### REQUIRED WORK
Transcribe every line exactly. Leave the pictures behind.

--- begin ---

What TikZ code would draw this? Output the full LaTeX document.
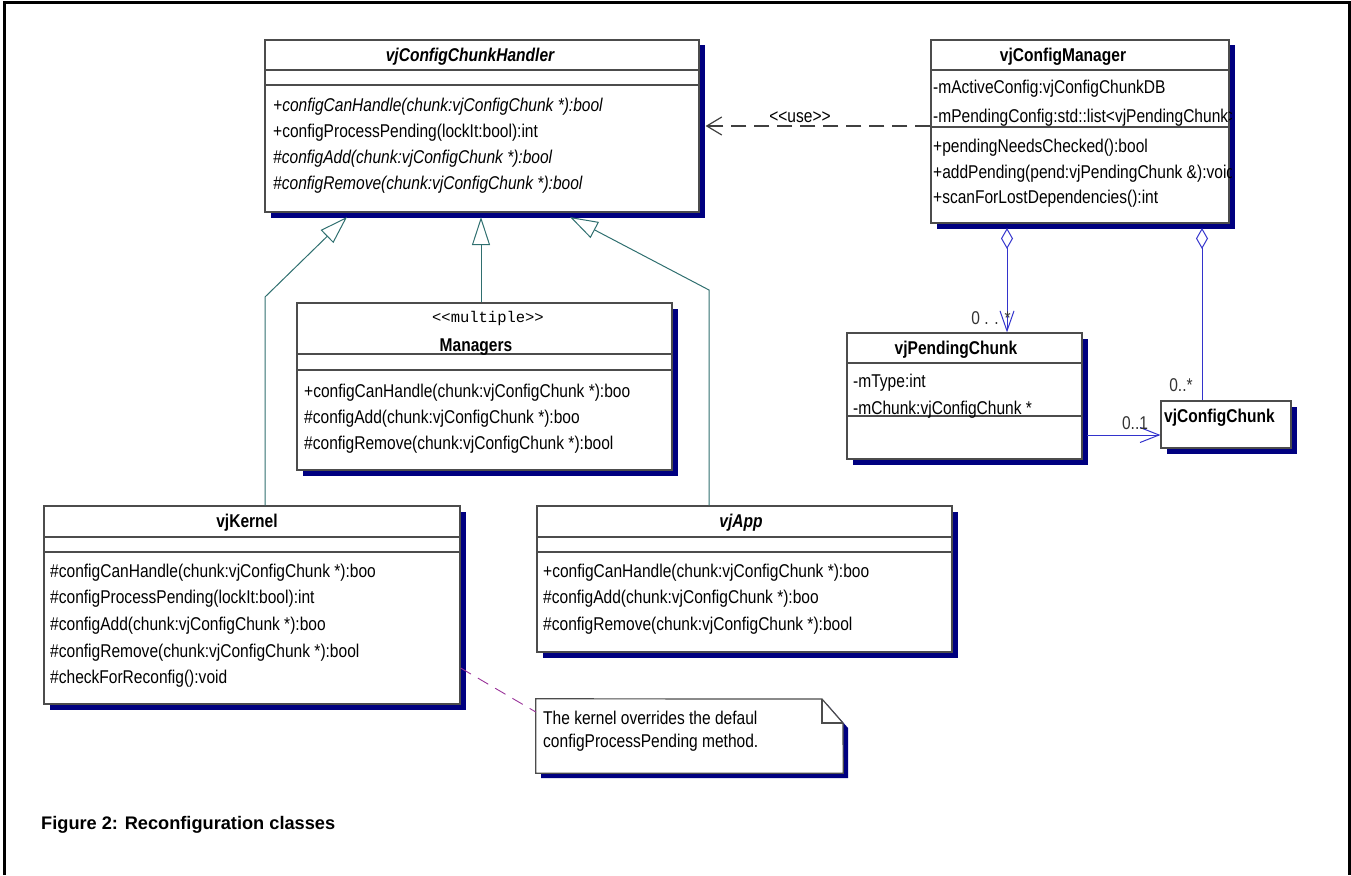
\documentclass[tikz,border=0pt]{standalone}
\usepackage{fontspec}
\setmainfont{Liberation Sans}
\setmonofont{Liberation Mono}
\newfontfamily\umlfont{Liberation Sans}[FakeStretch=0.84]
\usetikzlibrary{arrows.meta,shadows,fit,positioning}

\definecolor{navyshadow}{RGB}{0,0,128}
\definecolor{inhcol}{RGB}{47,111,111}
\definecolor{aggcol}{RGB}{51,51,204}
\definecolor{notecol}{RGB}{153,51,153}

\begin{document}
\begin{tikzpicture}[x=1pt,y=-1pt,inner sep=0pt,
font=\umlfont\fontsize{18.5}{22}\selectfont]
\tikzstyle{classbox}=[draw=black!70,line width=1.2pt,fill=white,
  drop shadow={shadow xshift=5.5pt,shadow yshift=-5.5pt,fill=navyshadow,opacity=1}]
\tikzstyle{divider}=[draw=black!70,line width=1.2pt]
\tikzstyle{classname}=[font=\umlfont\fontsize{18.5}{22}\selectfont\bfseries]
\tikzstyle{member}=[anchor=west,text height=14pt,text depth=4pt]
\tikzstyle{mult}=[text=black!80]
\tikzstyle{inherit}=[draw=inhcol,line width=1pt,-{Triangle[open,length=28pt,width=18pt]}]
\tikzstyle{aggr}=[draw=aggcol,line width=1pt]
\tikzstyle{usedep}=[draw=black!75,line width=1.2pt,dash pattern=on 15pt off 8pt,
  -{Straight Barb[length=15pt,width=18pt]}]
\tikzstyle{notelink}=[draw=notecol,line width=0.9pt,dash pattern=on 12pt off 8pt]

\useasboundingbox (0,0) rectangle (1351,875);
\draw[line width=3pt] (4,875) -- (4,3) -- (1349,3) -- (1349,875);

\node[classbox,fit={(265,40) (699,212)}]   (handler)  {};
\node[classbox,fit={(931,40) (1229,223)}]  (manager)  {};
\node[classbox,fit={(297,303) (672,470)}]  (managers) {};
\node[classbox,fit={(44,506) (460,704)}]   (kernel)   {};
\node[classbox,fit={(537,506) (952,652)}]  (vjapp)    {};
\node[classbox,fit={(847,333) (1082,459)}] (pending)  {};
\node[classbox,fit={(1161,401) (1291,448)}] (chunk)   {};
\node[fit={(536,699) (843,773)}]           (note)     {};

\draw[divider] (265,70) -- (699,70) (265,85) -- (699,85);
\draw[divider] (931,70) -- (1229,70) (931,127) -- (1229,127);
\draw[divider] (297,354) -- (672,354) (297,370) -- (672,370);
\draw[divider] (44,537) -- (460,537) (44,552) -- (460,552);
\draw[divider] (537,537) -- (952,537) (537,552) -- (952,552);
\draw[divider] (847,363) -- (1082,363) (847,416) -- (1082,416);

\node[classname] (handlername) at (470,57) {\itshape vjConfigChunkHandler};
\node[member] (h1) at (273,106) {\itshape +configCanHandle(chunk:vjConfigChunk *):bool};
\node[member] (h2) at (273,132) {+configProcessPending(lockIt:bool):int};
\node[member] (h3) at (273,158) {\itshape \#configAdd(chunk:vjConfigChunk *):bool};
\node[member] (h4) at (273,184) {\itshape \#configRemove(chunk:vjConfigChunk *):bool};

\node[classname] (managername) at (1063,57) {vjConfigManager};
\begin{scope}
\clip (manager.south west) rectangle ([xshift=2pt]manager.north east);
\node[member] (m1) at (933,88)  {-mActiveConfig:vjConfigChunkDB};
\node[member] (m2) at (933,117) {-mPendingConfig:std::list<vjPendingChunk>};
\node[member] (m3) at (933,147) {+pendingNeedsChecked():bool};
\node[member] (m4) at (933,173) {+addPending(pend:vjPendingChunk \&):void};
\node[member] (m5) at (933,198) {+scanForLostDependencies():int};
\end{scope}

\node[font=\fontsize{15.5}{18}\selectfont\ttfamily] (stereo) at (488,318) {{<}{<}multiple{>}{>}};
\node[classname] (managersname) at (476,347) {Managers};
\node[member] (s1) at (304,392) {+configCanHandle(chunk:vjConfigChunk *):boo};
\node[member] (s2) at (304,418) {\#configAdd(chunk:vjConfigChunk *):boo};
\node[member] (s3) at (304,444) {\#configRemove(chunk:vjConfigChunk *):bool};

\node[classname] (kernelname) at (247,523) {vjKernel};
\node[member] (k1) at (50,572) {\#configCanHandle(chunk:vjConfigChunk *):boo};
\node[member] (k2) at (50,598) {\#configProcessPending(lockIt:bool):int};
\node[member] (k3) at (50,625) {\#configAdd(chunk:vjConfigChunk *):boo};
\node[member] (k4) at (50,652) {\#configRemove(chunk:vjConfigChunk *):bool};
\node[member] (k5) at (50,678) {\#checkForReconfig():void};

\node[classname] (appname) at (741,523) {\itshape vjApp};
\node[member] (a1) at (543,572) {+configCanHandle(chunk:vjConfigChunk *):boo};
\node[member] (a2) at (543,598) {\#configAdd(chunk:vjConfigChunk *):boo};
\node[member] (a3) at (543,625) {\#configRemove(chunk:vjConfigChunk *):bool};

\node[classname] (pendingname) at (956,350) {vjPendingChunk};
\node[member] (p1) at (853,382) {-mType:int};
\node[member] (p2) at (853,409) {-mChunk:vjConfigChunk *};

\node[classname,anchor=west] (chunkname) at (1164,418) {vjConfigChunk};

\fill[navyshadow] (541,704) -- (827,704) -- (848,728) -- (848,778) -- (541,778) -- cycle;
\draw[divider,fill=white] (note.north west) -- (822,699) -- (843,723) -- (note.south east)
  -- (note.south west) -- cycle;
\draw[divider] (822,699) -- (822,723) -- (843,723);
\node[member] (n1) at (543,719) {The kernel overrides the defaul};
\node[member] (n2) at (543,742) {configProcessPending method.};

\coordinate (kbend) at (265,297);
\coordinate (ktip)  at (347,217);
\coordinate (mtip)  at (481,217);
\coordinate (abend) at (709,290);
\coordinate (atip)  at (570,217);
\draw[inherit] (kernel.north -| kbend) -- (kbend) -- (ktip);
\draw[inherit] (managers.north -| mtip) -- (mtip);
\draw[inherit] (vjapp.north -| abend) -- (abend) -- (atip);

\draw[usedep] (manager.west |- handler.east) -- node[pos=0.58,above=3pt] (uselbl)
  {{<}{<}use{>}{>}} ([xshift=6pt]handler.east);

\coordinate (pagg)  at (1007,228);
\coordinate (cagg)  at (1202,228);
\coordinate (plink) at (1087,435);
\draw[aggr,{Diamond[open,length=21pt,width=12pt]}-{Straight Barb[length=20pt,width=14pt]}]
  (pagg) -- (pagg |- pending.north);
\draw[aggr,{Diamond[open,length=21pt,width=12pt]}-] (cagg) -- (cagg |- chunk.north);
\draw[aggr,-{Straight Barb[length=19pt,width=15pt]}] (plink) -- (plink -| chunk.west);
\node[mult] (pmult) at (991,318) {0 . . *};
\node[mult] (cmult) at (1181,385) {0..*};
\node[mult] (lmult) at (1135,423) {0..1};

\draw[notelink] ([yshift=-63pt]kernel.east) -- ([yshift=24pt]note.west);

\node[anchor=west,font=\fontsize{18.2}{22}\selectfont\bfseries] (caption) at (41,825)
  {Figure 2: Reconfiguration classes};
\end{tikzpicture}
\end{document}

--- end ---

### RESPONSE TO THE EXERCISE
What TikZ code would draw this? Output the full LaTeX document.
\documentclass[tikz,border=0pt]{standalone}
\usepackage{fontspec}
\setmainfont{Liberation Sans}
\setmonofont{Liberation Mono}
\newfontfamily\umlfont{Liberation Sans}[FakeStretch=0.84]
\usetikzlibrary{arrows.meta,shadows,fit,positioning}

\definecolor{navyshadow}{RGB}{0,0,128}
\definecolor{inhcol}{RGB}{47,111,111}
\definecolor{aggcol}{RGB}{51,51,204}
\definecolor{notecol}{RGB}{153,51,153}

\begin{document}
\begin{tikzpicture}[x=1pt,y=-1pt,inner sep=0pt,
font=\umlfont\fontsize{18.5}{22}\selectfont]
\tikzstyle{classbox}=[draw=black!70,line width=1.2pt,fill=white,
  drop shadow={shadow xshift=5.5pt,shadow yshift=-5.5pt,fill=navyshadow,opacity=1}]
\tikzstyle{divider}=[draw=black!70,line width=1.2pt]
\tikzstyle{classname}=[font=\umlfont\fontsize{18.5}{22}\selectfont\bfseries]
\tikzstyle{member}=[anchor=west,text height=14pt,text depth=4pt]
\tikzstyle{mult}=[text=black!80]
\tikzstyle{inherit}=[draw=inhcol,line width=1pt,-{Triangle[open,length=28pt,width=18pt]}]
\tikzstyle{aggr}=[draw=aggcol,line width=1pt]
\tikzstyle{usedep}=[draw=black!75,line width=1.2pt,dash pattern=on 15pt off 8pt,
  -{Straight Barb[length=15pt,width=18pt]}]
\tikzstyle{notelink}=[draw=notecol,line width=0.9pt,dash pattern=on 12pt off 8pt]

\useasboundingbox (0,0) rectangle (1351,875);
\draw[line width=3pt] (4,875) -- (4,3) -- (1349,3) -- (1349,875);

\node[classbox,fit={(265,40) (699,212)}]   (handler)  {};
\node[classbox,fit={(931,40) (1229,223)}]  (manager)  {};
\node[classbox,fit={(297,303) (672,470)}]  (managers) {};
\node[classbox,fit={(44,506) (460,704)}]   (kernel)   {};
\node[classbox,fit={(537,506) (952,652)}]  (vjapp)    {};
\node[classbox,fit={(847,333) (1082,459)}] (pending)  {};
\node[classbox,fit={(1161,401) (1291,448)}] (chunk)   {};
\node[fit={(536,699) (843,773)}]           (note)     {};

\draw[divider] (265,70) -- (699,70) (265,85) -- (699,85);
\draw[divider] (931,70) -- (1229,70) (931,127) -- (1229,127);
\draw[divider] (297,354) -- (672,354) (297,370) -- (672,370);
\draw[divider] (44,537) -- (460,537) (44,552) -- (460,552);
\draw[divider] (537,537) -- (952,537) (537,552) -- (952,552);
\draw[divider] (847,363) -- (1082,363) (847,416) -- (1082,416);

\node[classname] (handlername) at (470,57) {\itshape vjConfigChunkHandler};
\node[member] (h1) at (273,106) {\itshape +configCanHandle(chunk:vjConfigChunk *):bool};
\node[member] (h2) at (273,132) {+configProcessPending(lockIt:bool):int};
\node[member] (h3) at (273,158) {\itshape \#configAdd(chunk:vjConfigChunk *):bool};
\node[member] (h4) at (273,184) {\itshape \#configRemove(chunk:vjConfigChunk *):bool};

\node[classname] (managername) at (1063,57) {vjConfigManager};
\begin{scope}
\clip (manager.south west) rectangle ([xshift=2pt]manager.north east);
\node[member] (m1) at (933,88)  {-mActiveConfig:vjConfigChunkDB};
\node[member] (m2) at (933,117) {-mPendingConfig:std::list<vjPendingChunk>};
\node[member] (m3) at (933,147) {+pendingNeedsChecked():bool};
\node[member] (m4) at (933,173) {+addPending(pend:vjPendingChunk \&):void};
\node[member] (m5) at (933,198) {+scanForLostDependencies():int};
\end{scope}

\node[font=\fontsize{15.5}{18}\selectfont\ttfamily] (stereo) at (488,318) {{<}{<}multiple{>}{>}};
\node[classname] (managersname) at (476,347) {Managers};
\node[member] (s1) at (304,392) {+configCanHandle(chunk:vjConfigChunk *):boo};
\node[member] (s2) at (304,418) {\#configAdd(chunk:vjConfigChunk *):boo};
\node[member] (s3) at (304,444) {\#configRemove(chunk:vjConfigChunk *):bool};

\node[classname] (kernelname) at (247,523) {vjKernel};
\node[member] (k1) at (50,572) {\#configCanHandle(chunk:vjConfigChunk *):boo};
\node[member] (k2) at (50,598) {\#configProcessPending(lockIt:bool):int};
\node[member] (k3) at (50,625) {\#configAdd(chunk:vjConfigChunk *):boo};
\node[member] (k4) at (50,652) {\#configRemove(chunk:vjConfigChunk *):bool};
\node[member] (k5) at (50,678) {\#checkForReconfig():void};

\node[classname] (appname) at (741,523) {\itshape vjApp};
\node[member] (a1) at (543,572) {+configCanHandle(chunk:vjConfigChunk *):boo};
\node[member] (a2) at (543,598) {\#configAdd(chunk:vjConfigChunk *):boo};
\node[member] (a3) at (543,625) {\#configRemove(chunk:vjConfigChunk *):bool};

\node[classname] (pendingname) at (956,350) {vjPendingChunk};
\node[member] (p1) at (853,382) {-mType:int};
\node[member] (p2) at (853,409) {-mChunk:vjConfigChunk *};

\node[classname,anchor=west] (chunkname) at (1164,418) {vjConfigChunk};

\fill[navyshadow] (541,704) -- (827,704) -- (848,728) -- (848,778) -- (541,778) -- cycle;
\draw[divider,fill=white] (note.north west) -- (822,699) -- (843,723) -- (note.south east)
  -- (note.south west) -- cycle;
\draw[divider] (822,699) -- (822,723) -- (843,723);
\node[member] (n1) at (543,719) {The kernel overrides the defaul};
\node[member] (n2) at (543,742) {configProcessPending method.};

\coordinate (kbend) at (265,297);
\coordinate (ktip)  at (347,217);
\coordinate (mtip)  at (481,217);
\coordinate (abend) at (709,290);
\coordinate (atip)  at (570,217);
\draw[inherit] (kernel.north -| kbend) -- (kbend) -- (ktip);
\draw[inherit] (managers.north -| mtip) -- (mtip);
\draw[inherit] (vjapp.north -| abend) -- (abend) -- (atip);

\draw[usedep] (manager.west |- handler.east) -- node[pos=0.58,above=3pt] (uselbl)
  {{<}{<}use{>}{>}} ([xshift=6pt]handler.east);

\coordinate (pagg)  at (1007,228);
\coordinate (cagg)  at (1202,228);
\coordinate (plink) at (1087,435);
\draw[aggr,{Diamond[open,length=21pt,width=12pt]}-{Straight Barb[length=20pt,width=14pt]}]
  (pagg) -- (pagg |- pending.north);
\draw[aggr,{Diamond[open,length=21pt,width=12pt]}-] (cagg) -- (cagg |- chunk.north);
\draw[aggr,-{Straight Barb[length=19pt,width=15pt]}] (plink) -- (plink -| chunk.west);
\node[mult] (pmult) at (991,318) {0 . . *};
\node[mult] (cmult) at (1181,385) {0..*};
\node[mult] (lmult) at (1135,423) {0..1};

\draw[notelink] ([yshift=-63pt]kernel.east) -- ([yshift=24pt]note.west);

\node[anchor=west,font=\fontsize{18.2}{22}\selectfont\bfseries] (caption) at (41,825)
  {Figure 2: Reconfiguration classes};
\end{tikzpicture}
\end{document}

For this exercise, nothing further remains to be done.